The problem —
Restate the listing that follows word for word, without its pictures.

-*-

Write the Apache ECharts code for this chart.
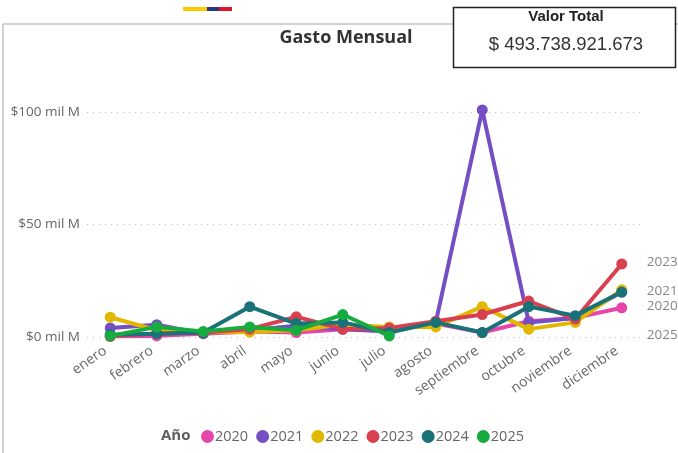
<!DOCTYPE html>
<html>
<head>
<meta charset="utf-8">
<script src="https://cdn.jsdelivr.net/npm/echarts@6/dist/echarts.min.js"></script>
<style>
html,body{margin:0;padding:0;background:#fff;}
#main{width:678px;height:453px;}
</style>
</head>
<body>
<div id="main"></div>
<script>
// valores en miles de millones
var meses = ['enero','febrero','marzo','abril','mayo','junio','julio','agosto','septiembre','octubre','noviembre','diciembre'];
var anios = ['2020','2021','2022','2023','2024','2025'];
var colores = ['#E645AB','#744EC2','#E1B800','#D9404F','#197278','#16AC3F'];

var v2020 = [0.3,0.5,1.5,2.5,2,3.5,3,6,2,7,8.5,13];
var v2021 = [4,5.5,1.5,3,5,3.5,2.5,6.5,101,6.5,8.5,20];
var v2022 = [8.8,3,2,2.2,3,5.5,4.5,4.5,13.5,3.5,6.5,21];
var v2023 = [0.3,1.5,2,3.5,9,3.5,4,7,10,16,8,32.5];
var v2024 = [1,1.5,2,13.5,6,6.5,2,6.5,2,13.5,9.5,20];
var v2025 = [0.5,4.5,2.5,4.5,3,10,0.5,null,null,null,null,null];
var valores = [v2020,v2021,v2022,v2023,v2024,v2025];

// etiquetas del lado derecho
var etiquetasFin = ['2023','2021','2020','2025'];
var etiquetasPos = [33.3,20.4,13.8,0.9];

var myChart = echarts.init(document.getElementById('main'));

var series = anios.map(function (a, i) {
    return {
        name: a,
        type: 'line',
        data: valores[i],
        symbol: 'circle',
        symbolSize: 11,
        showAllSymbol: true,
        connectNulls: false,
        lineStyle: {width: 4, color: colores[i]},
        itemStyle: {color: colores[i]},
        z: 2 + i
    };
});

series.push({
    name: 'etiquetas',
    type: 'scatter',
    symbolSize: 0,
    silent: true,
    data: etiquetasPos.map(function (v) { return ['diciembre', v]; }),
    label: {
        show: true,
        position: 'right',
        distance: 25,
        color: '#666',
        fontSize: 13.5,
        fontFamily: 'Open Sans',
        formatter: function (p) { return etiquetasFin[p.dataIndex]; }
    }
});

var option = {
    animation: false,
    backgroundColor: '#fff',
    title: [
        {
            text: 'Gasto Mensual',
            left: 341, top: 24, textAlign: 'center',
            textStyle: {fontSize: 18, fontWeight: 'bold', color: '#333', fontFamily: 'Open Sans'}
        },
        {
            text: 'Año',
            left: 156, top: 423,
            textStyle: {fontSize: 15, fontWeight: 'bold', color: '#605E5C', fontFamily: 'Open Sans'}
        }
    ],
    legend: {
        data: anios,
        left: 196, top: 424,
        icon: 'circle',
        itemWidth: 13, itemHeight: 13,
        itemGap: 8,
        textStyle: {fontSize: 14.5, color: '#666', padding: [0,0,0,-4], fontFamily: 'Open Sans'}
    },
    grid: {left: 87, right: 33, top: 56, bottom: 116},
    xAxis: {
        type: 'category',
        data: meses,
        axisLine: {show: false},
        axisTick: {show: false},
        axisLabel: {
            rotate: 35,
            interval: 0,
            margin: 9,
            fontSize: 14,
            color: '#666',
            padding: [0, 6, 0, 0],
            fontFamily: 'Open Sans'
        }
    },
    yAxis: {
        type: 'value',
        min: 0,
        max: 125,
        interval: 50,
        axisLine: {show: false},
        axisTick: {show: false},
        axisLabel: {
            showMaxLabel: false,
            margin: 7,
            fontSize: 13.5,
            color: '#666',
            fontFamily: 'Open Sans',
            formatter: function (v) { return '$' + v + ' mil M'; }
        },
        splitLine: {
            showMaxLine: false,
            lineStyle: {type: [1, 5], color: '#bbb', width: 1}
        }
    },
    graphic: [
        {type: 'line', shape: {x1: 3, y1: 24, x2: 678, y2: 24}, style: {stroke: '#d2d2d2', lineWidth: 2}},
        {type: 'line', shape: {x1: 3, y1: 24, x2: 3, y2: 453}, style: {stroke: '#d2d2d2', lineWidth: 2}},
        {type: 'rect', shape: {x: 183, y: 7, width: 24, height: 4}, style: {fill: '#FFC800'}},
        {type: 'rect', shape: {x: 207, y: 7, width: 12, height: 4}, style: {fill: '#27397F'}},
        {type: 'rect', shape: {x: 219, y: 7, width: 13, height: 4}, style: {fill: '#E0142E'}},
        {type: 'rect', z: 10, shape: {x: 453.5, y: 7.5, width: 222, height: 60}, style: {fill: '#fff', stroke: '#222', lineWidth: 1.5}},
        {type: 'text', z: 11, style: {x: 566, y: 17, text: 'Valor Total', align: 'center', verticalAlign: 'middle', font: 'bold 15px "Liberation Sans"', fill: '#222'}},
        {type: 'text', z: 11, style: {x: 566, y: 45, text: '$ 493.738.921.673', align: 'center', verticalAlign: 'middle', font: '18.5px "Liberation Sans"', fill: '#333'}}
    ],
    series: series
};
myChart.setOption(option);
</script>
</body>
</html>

-*-

Exercise solution —
Write the Apache ECharts code for this chart.
<!DOCTYPE html>
<html>
<head>
<meta charset="utf-8">
<script src="https://cdn.jsdelivr.net/npm/echarts@6/dist/echarts.min.js"></script>
<style>
html,body{margin:0;padding:0;background:#fff;}
#main{width:678px;height:453px;}
</style>
</head>
<body>
<div id="main"></div>
<script>
// valores en miles de millones
var meses = ['enero','febrero','marzo','abril','mayo','junio','julio','agosto','septiembre','octubre','noviembre','diciembre'];
var anios = ['2020','2021','2022','2023','2024','2025'];
var colores = ['#E645AB','#744EC2','#E1B800','#D9404F','#197278','#16AC3F'];

var v2020 = [0.3,0.5,1.5,2.5,2,3.5,3,6,2,7,8.5,13];
var v2021 = [4,5.5,1.5,3,5,3.5,2.5,6.5,101,6.5,8.5,20];
var v2022 = [8.8,3,2,2.2,3,5.5,4.5,4.5,13.5,3.5,6.5,21];
var v2023 = [0.3,1.5,2,3.5,9,3.5,4,7,10,16,8,32.5];
var v2024 = [1,1.5,2,13.5,6,6.5,2,6.5,2,13.5,9.5,20];
var v2025 = [0.5,4.5,2.5,4.5,3,10,0.5,null,null,null,null,null];
var valores = [v2020,v2021,v2022,v2023,v2024,v2025];

// etiquetas del lado derecho
var etiquetasFin = ['2023','2021','2020','2025'];
var etiquetasPos = [33.3,20.4,13.8,0.9];

var myChart = echarts.init(document.getElementById('main'));

var series = anios.map(function (a, i) {
    return {
        name: a,
        type: 'line',
        data: valores[i],
        symbol: 'circle',
        symbolSize: 11,
        showAllSymbol: true,
        connectNulls: false,
        lineStyle: {width: 4, color: colores[i]},
        itemStyle: {color: colores[i]},
        z: 2 + i
    };
});

series.push({
    name: 'etiquetas',
    type: 'scatter',
    symbolSize: 0,
    silent: true,
    data: etiquetasPos.map(function (v) { return ['diciembre', v]; }),
    label: {
        show: true,
        position: 'right',
        distance: 25,
        color: '#666',
        fontSize: 13.5,
        fontFamily: 'Open Sans',
        formatter: function (p) { return etiquetasFin[p.dataIndex]; }
    }
});

var option = {
    animation: false,
    backgroundColor: '#fff',
    title: [
        {
            text: 'Gasto Mensual',
            left: 341, top: 24, textAlign: 'center',
            textStyle: {fontSize: 18, fontWeight: 'bold', color: '#333', fontFamily: 'Open Sans'}
        },
        {
            text: 'Año',
            left: 156, top: 423,
            textStyle: {fontSize: 15, fontWeight: 'bold', color: '#605E5C', fontFamily: 'Open Sans'}
        }
    ],
    legend: {
        data: anios,
        left: 196, top: 424,
        icon: 'circle',
        itemWidth: 13, itemHeight: 13,
        itemGap: 8,
        textStyle: {fontSize: 14.5, color: '#666', padding: [0,0,0,-4], fontFamily: 'Open Sans'}
    },
    grid: {left: 87, right: 33, top: 56, bottom: 116},
    xAxis: {
        type: 'category',
        data: meses,
        axisLine: {show: false},
        axisTick: {show: false},
        axisLabel: {
            rotate: 35,
            interval: 0,
            margin: 9,
            fontSize: 14,
            color: '#666',
            padding: [0, 6, 0, 0],
            fontFamily: 'Open Sans'
        }
    },
    yAxis: {
        type: 'value',
        min: 0,
        max: 125,
        interval: 50,
        axisLine: {show: false},
        axisTick: {show: false},
        axisLabel: {
            showMaxLabel: false,
            margin: 7,
            fontSize: 13.5,
            color: '#666',
            fontFamily: 'Open Sans',
            formatter: function (v) { return '$' + v + ' mil M'; }
        },
        splitLine: {
            showMaxLine: false,
            lineStyle: {type: [1, 5], color: '#bbb', width: 1}
        }
    },
    graphic: [
        {type: 'line', shape: {x1: 3, y1: 24, x2: 678, y2: 24}, style: {stroke: '#d2d2d2', lineWidth: 2}},
        {type: 'line', shape: {x1: 3, y1: 24, x2: 3, y2: 453}, style: {stroke: '#d2d2d2', lineWidth: 2}},
        {type: 'rect', shape: {x: 183, y: 7, width: 24, height: 4}, style: {fill: '#FFC800'}},
        {type: 'rect', shape: {x: 207, y: 7, width: 12, height: 4}, style: {fill: '#27397F'}},
        {type: 'rect', shape: {x: 219, y: 7, width: 13, height: 4}, style: {fill: '#E0142E'}},
        {type: 'rect', z: 10, shape: {x: 453.5, y: 7.5, width: 222, height: 60}, style: {fill: '#fff', stroke: '#222', lineWidth: 1.5}},
        {type: 'text', z: 11, style: {x: 566, y: 17, text: 'Valor Total', align: 'center', verticalAlign: 'middle', font: 'bold 15px "Liberation Sans"', fill: '#222'}},
        {type: 'text', z: 11, style: {x: 566, y: 45, text: '$ 493.738.921.673', align: 'center', verticalAlign: 'middle', font: '18.5px "Liberation Sans"', fill: '#333'}}
    ],
    series: series
};
myChart.setOption(option);
</script>
</body>
</html>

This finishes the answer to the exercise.